■ DATASET EXTRACT ■
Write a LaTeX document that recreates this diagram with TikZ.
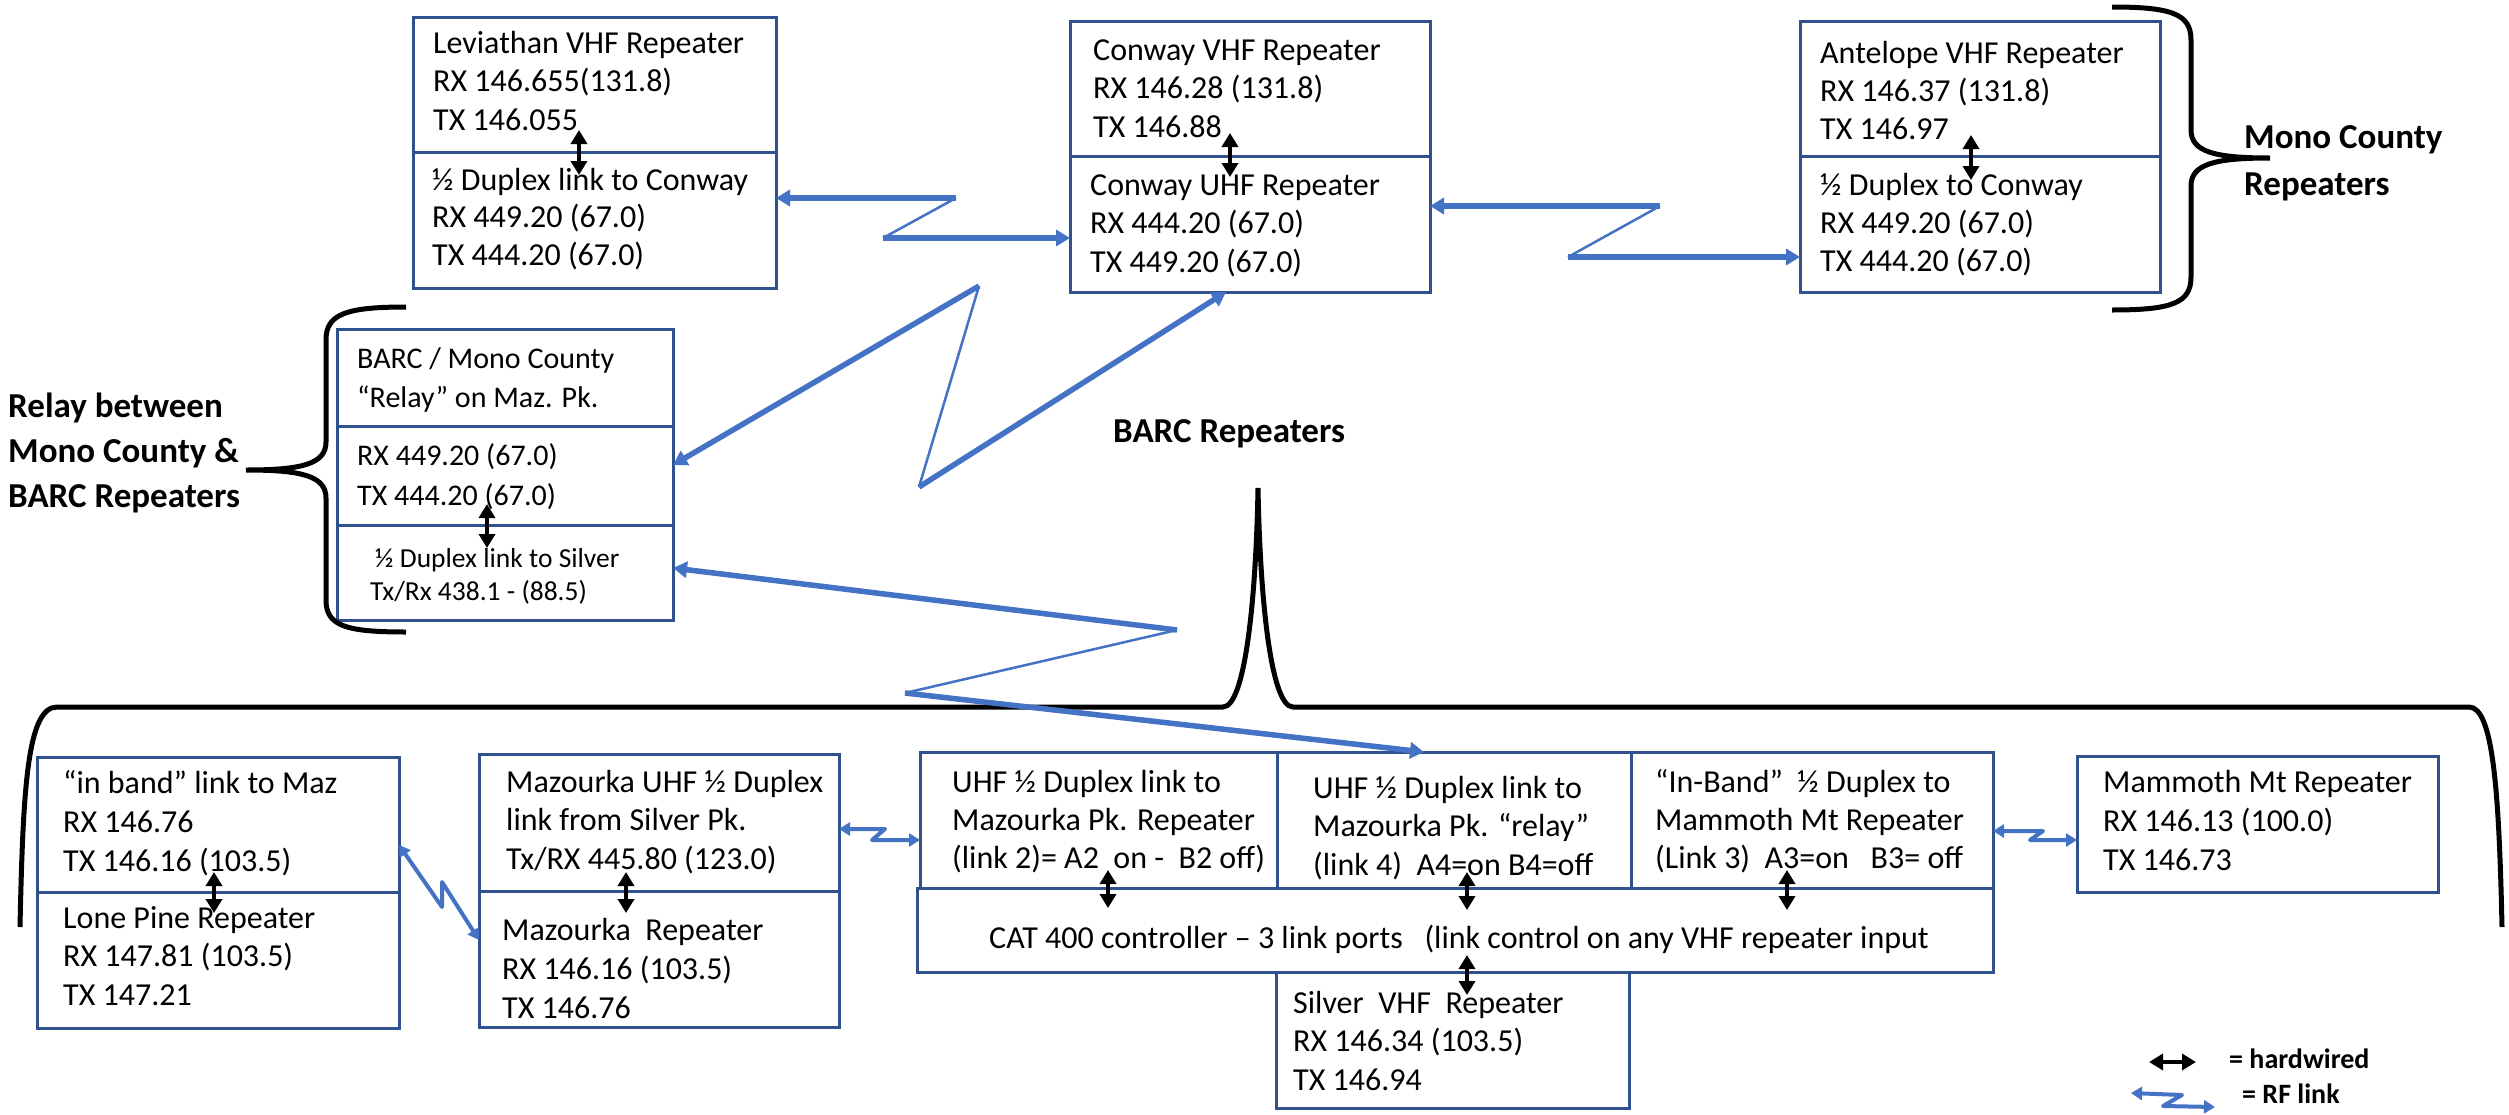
\documentclass[tikz,border=0pt]{standalone}
\usepackage{fontspec}
\setmainfont{Carlito}
\usetikzlibrary{arrows.meta}
\definecolor{boxblue}{HTML}{2F528F}
\definecolor{linkblue}{HTML}{4472C4}
\newcommand\rbox[5]{\node[bx,anchor=north west,minimum width={#4-#2},minimum height={#5-#3}] (#1) at (#2,#3) {};}
\newcommand\tlines[6][]{\foreach \tl [count=\ti] in {#6} {\node[txt,#1] (#2\ti) at (#3,{#4+(\ti-1)*#5}) {\tl};}}
\begin{document}
\begin{tikzpicture}[x=1pt,y=-1pt,
  bx/.style={draw=boxblue,line width=3pt,inner sep=0pt,outer sep=0pt,rectangle},
  txt/.style={anchor=base west,inner sep=0pt,font=\fontsize{32}{38}\selectfont},
  relfont/.style={font=\fontsize{30}{36}\selectfont},
  smallfont/.style={font=\fontsize{27.5}{33}\selectfont},
  lbl/.style={anchor=base west,inner sep=0pt,font=\bfseries\fontsize{35}{42}\selectfont},
  leg/.style={anchor=base west,inner sep=0pt,font=\bfseries\fontsize{28}{34}\selectfont},
  hw/.style={line width=4.5pt,{Triangle[width=16pt,length=14pt]}-{Triangle[width=16pt,length=14pt]}},
  brace/.style={draw=black,line width=5pt},
  rfthick/.style={draw=linkblue,line width=5.5pt},
  rfthin/.style={draw=linkblue,line width=2.5pt},
  rftip/.style={-{Triangle[width=16pt,length=14pt]}},
  rfmed/.style={draw=linkblue,line width=4pt,line join=round,{Triangle[width=13pt,length=11pt]}-{Triangle[width=13pt,length=11pt]}}
]
\useasboundingbox[fill=white] (0,0) rectangle (2509,1114);

% ---------- boxes ----------
\rbox{levA}{413}{17}{776}{152}
\rbox{levB}{413}{152}{776}{288}
\rbox{conA}{1070}{21}{1430}{156}
\rbox{conB}{1070}{156}{1430}{292}
\rbox{antA}{1800}{21}{2160}{156}
\rbox{antB}{1800}{156}{2160}{292}
\rbox{relA}{337}{329}{673}{426}
\rbox{relB}{337}{426}{673}{525}
\rbox{relC}{337}{525}{673}{620}
\rbox{lpA}{37}{757}{399}{892}
\rbox{lpB}{37}{892}{399}{1028}
\rbox{mazA}{479}{754}{839}{891}
\rbox{mazB}{479}{891}{839}{1027}
\rbox{lkb}{920}{752}{1277}{888}
\rbox{lkd}{1277}{752}{1631}{888}
\rbox{lkc}{1631}{752}{1993}{888}
\rbox{cat}{917}{888}{1993}{972}
\rbox{slv}{1276}{972}{1629}{1108}
\rbox{mam}{2077}{756}{2438}{892}

% ---------- texts ----------
\tlines{levAt}{433}{53}{38.5}{Leviathan VHF Repeater, RX 146.655(131.8), TX 146.055}
\tlines{levBt}{432}{190}{37.5}{½ Duplex link to Conway, RX 449.20 (67.0), TX 444.20 (67.0)}
\tlines{conAt}{1093}{60}{38.5}{Conway VHF Repeater, RX 146.28 (131.8), TX 146.88}
\tlines{conBt}{1090}{195}{38.5}{Conway UHF Repeater, RX 444.20 (67.0), TX 449.20 (67.0)}
\tlines{antAt}{1820}{63}{38}{Antelope VHF Repeater, RX 146.37 (131.8), TX 146.97}
\tlines{antBt}{1820}{195}{38}{½ Duplex to Conway, RX 449.20 (67.0), TX 444.20 (67.0)}
\tlines[relfont]{relAt}{357}{368}{39}{BARC / Mono County, “Relay” on Maz. Pk.}
\tlines[relfont]{relBt}{357}{465}{40}{RX 449.20 (67.0), TX 444.20 (67.0)}
\node[txt,smallfont] (relCt1) at (375,567) {½ Duplex link to Silver};
\node[txt,smallfont] (relCt2) at (370,600) {Tx/Rx 438.1 - (88.5)};
\tlines{lpAt}{63}{793}{39}{“in band” link to Maz, RX 146.76, TX 146.16 (103.5)}
\tlines{lpBt}{63}{928}{38.5}{Lone Pine Repeater, RX 147.81 (103.5), TX 147.21}
\tlines{mazAt}{506}{792}{38.5}{Mazourka UHF ½ Duplex, link from Silver Pk., Tx/RX 445.80 (123.0)}
\tlines{mazBt}{502}{940}{39}{Mazourka\ \ Repeater, RX 146.16 (103.5), TX 146.76}
\tlines{lkbt}{952}{792}{38}{UHF ½ Duplex link to, Mazourka Pk. Repeater, {(link 2)= A2\ \ on -\ \ B2 off)}}
\tlines{lkdt}{1313}{798}{38.5}{UHF ½ Duplex link to, Mazourka Pk. “relay”, {(link 4)\ \ A4=on B4=off}}
\tlines{lkct}{1655}{792}{38}{“In-Band”\ \ ½ Duplex to, Mammoth Mt Repeater, {(Link 3)\ \ A3=on\ \ \ B3= off}}
\node[txt] (catt) at (989,948) {CAT 400 controller – 3 link ports\ \ \ (link control on any VHF repeater input};
\tlines{slvt}{1293}{1013}{38.5}{Silver\ \ VHF\ \ Repeater, RX 146.34 (103.5), TX 146.94}
\tlines{mamt}{2103}{792}{39}{Mammoth Mt Repeater, RX 146.13 (100.0), TX 146.73}

% ---------- bold labels ----------
\node[lbl] (mono1) at (2244,148) {Mono County};
\node[lbl] (mono2) at (2244,195) {Repeaters};
\node[lbl] (rel1) at (8,417) {Relay between};
\node[lbl] (rel2) at (8,462) {Mono County \&};
\node[lbl] (rel3) at (8,507) {BARC Repeaters};
\node[lbl] (barc) at (1113,442) {BARC Repeaters};
\node[leg] (leghw) at (2229,1068) {= hardwired};
\node[leg] (legrf) at (2242,1103) {= RF link};

% ---------- braces ----------
\draw[brace] (2112,7) .. controls (2172,7) and (2191,14) .. (2191,40) -- (2191,130)
  .. controls (2191,152) and (2215,158) .. (2270,158)
  .. controls (2215,158) and (2191,164) .. (2191,186) -- (2191,277)
  .. controls (2191,303) and (2172,310) .. (2112,310);
\draw[brace] (406,307) .. controls (346,307) and (326,314) .. (326,340) -- (326,442)
  .. controls (326,464) and (302,470) .. (246,470)
  .. controls (302,470) and (326,476) .. (326,498) -- (326,600)
  .. controls (326,626) and (346,632) .. (406,632);
\draw[brace] (20,927) .. controls (23,790) and (27,707) .. (57,707) -- (1223,707)
  .. controls (1245,707) and (1256,600) .. (1258,488)
  .. controls (1260,600) and (1271,707) .. (1293,707) -- (2469,707)
  .. controls (2493,707) and (2499,790) .. (2502,927);

% ---------- hardwired links ----------
\coordinate (h1a) at (579,130); \coordinate (h1b) at (579,175);
\coordinate (h2a) at (1230,133); \coordinate (h2b) at (1230,177);
\coordinate (h3a) at (1971,135); \coordinate (h3b) at (1971,180);
\coordinate (h4a) at (487,504); \coordinate (h4b) at (487,548);
\coordinate (h5a) at (214,872); \coordinate (h5b) at (214,913);
\coordinate (h6a) at (626,872); \coordinate (h6b) at (626,913);
\coordinate (h7a) at (1108,870); \coordinate (h7b) at (1108,908);
\coordinate (h8a) at (1467,872); \coordinate (h8b) at (1467,910);
\coordinate (h9a) at (1467,955); \coordinate (h9b) at (1467,995);
\coordinate (h10a) at (1787,870); \coordinate (h10b) at (1787,910);
\coordinate (lgha) at (2149,1062); \coordinate (lghb) at (2196,1062);
\foreach \h in {h1,h2,h3,h4,h5,h6,h7,h8,h9,h10,lgh} {\draw[hw] (\h a) -- (\h b);}

% ---------- RF links ----------
\coordinate (z1a) at (956,198); \coordinate (z1b) at (883,238);
\draw[rfthick,rftip] (z1a) -- (z1a -| levB.east);
\draw[rfthin] (z1a) -- (z1b);
\draw[rfthick,rftip] (z1b) -- (z1b -| conB.west);

\coordinate (z2a) at (1660,206); \coordinate (z2b) at (1568,257);
\draw[rfthick,rftip] (z2a) -- (z2a -| conB.east);
\draw[rfthin] (z2a) -- (z2b);
\draw[rfthick,rftip] (z2b) -- (z2b -| antB.west);

\coordinate (z3a) at (979,286); \coordinate (z3b) at (919,487);
\coordinate (t3a) at (673,465); \coordinate (t3b) at (1226,292);
\draw[rfthick,rftip] (z3a) -- (t3a);
\draw[rfthin] (z3a) -- (z3b);
\draw[rfthick,rftip] (z3b) -- (t3b);

\coordinate (z4a) at (1177,630); \coordinate (z4b) at (905,693);
\coordinate (t4a) at (673,568); \coordinate (t4b) at (1424,752);
\draw[rfthick,rftip] (z4a) -- (t4a);
\draw[rfthin] (z4a) -- (z4b);
\draw[rfthick,rftip] (z4b) -- (t4b);

\coordinate (z5a) at (442,907); \coordinate (z5b) at (442,882);
\draw[rfmed] (lpA.east |- 0,845) -- (z5a) -- (z5b) -- (mazB.west |- 0,940);

\coordinate (z6a) at (885,829); \coordinate (z6b) at (872,840);
\draw[rfmed] (z6a -| mazA.east) -- (z6a) -- (z6b) -- (z6b -| lkb.west);

\coordinate (z7a) at (2043,831); \coordinate (z7b) at (2030,840);
\draw[rfmed] (z7a -| lkc.east) -- (z7a) -- (z7b) -- (z7b -| mam.west);

\coordinate (lg1) at (2131,1093); \coordinate (lg2) at (2182,1095);
\coordinate (lg3) at (2163,1106); \coordinate (lg4) at (2215,1107);
\draw[rfmed] (lg1) -- (lg2) -- (lg3) -- (lg4);
\end{tikzpicture}
\end{document}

■ SHORT PROBLEM ■
Restate each line from the start of the listing through the line bearing "(0,0) rectangle (2509,1114);" word for word. Drop the pictures.

■ EXERCISE RESULT ■
Write a LaTeX document that recreates this diagram with TikZ.
\documentclass[tikz,border=0pt]{standalone}
\usepackage{fontspec}
\setmainfont{Carlito}
\usetikzlibrary{arrows.meta}
\definecolor{boxblue}{HTML}{2F528F}
\definecolor{linkblue}{HTML}{4472C4}
\newcommand\rbox[5]{\node[bx,anchor=north west,minimum width={#4-#2},minimum height={#5-#3}] (#1) at (#2,#3) {};}
\newcommand\tlines[6][]{\foreach \tl [count=\ti] in {#6} {\node[txt,#1] (#2\ti) at (#3,{#4+(\ti-1)*#5}) {\tl};}}
\begin{document}
\begin{tikzpicture}[x=1pt,y=-1pt,
  bx/.style={draw=boxblue,line width=3pt,inner sep=0pt,outer sep=0pt,rectangle},
  txt/.style={anchor=base west,inner sep=0pt,font=\fontsize{32}{38}\selectfont},
  relfont/.style={font=\fontsize{30}{36}\selectfont},
  smallfont/.style={font=\fontsize{27.5}{33}\selectfont},
  lbl/.style={anchor=base west,inner sep=0pt,font=\bfseries\fontsize{35}{42}\selectfont},
  leg/.style={anchor=base west,inner sep=0pt,font=\bfseries\fontsize{28}{34}\selectfont},
  hw/.style={line width=4.5pt,{Triangle[width=16pt,length=14pt]}-{Triangle[width=16pt,length=14pt]}},
  brace/.style={draw=black,line width=5pt},
  rfthick/.style={draw=linkblue,line width=5.5pt},
  rfthin/.style={draw=linkblue,line width=2.5pt},
  rftip/.style={-{Triangle[width=16pt,length=14pt]}},
  rfmed/.style={draw=linkblue,line width=4pt,line join=round,{Triangle[width=13pt,length=11pt]}-{Triangle[width=13pt,length=11pt]}}
]
\useasboundingbox[fill=white] (0,0) rectangle (2509,1114);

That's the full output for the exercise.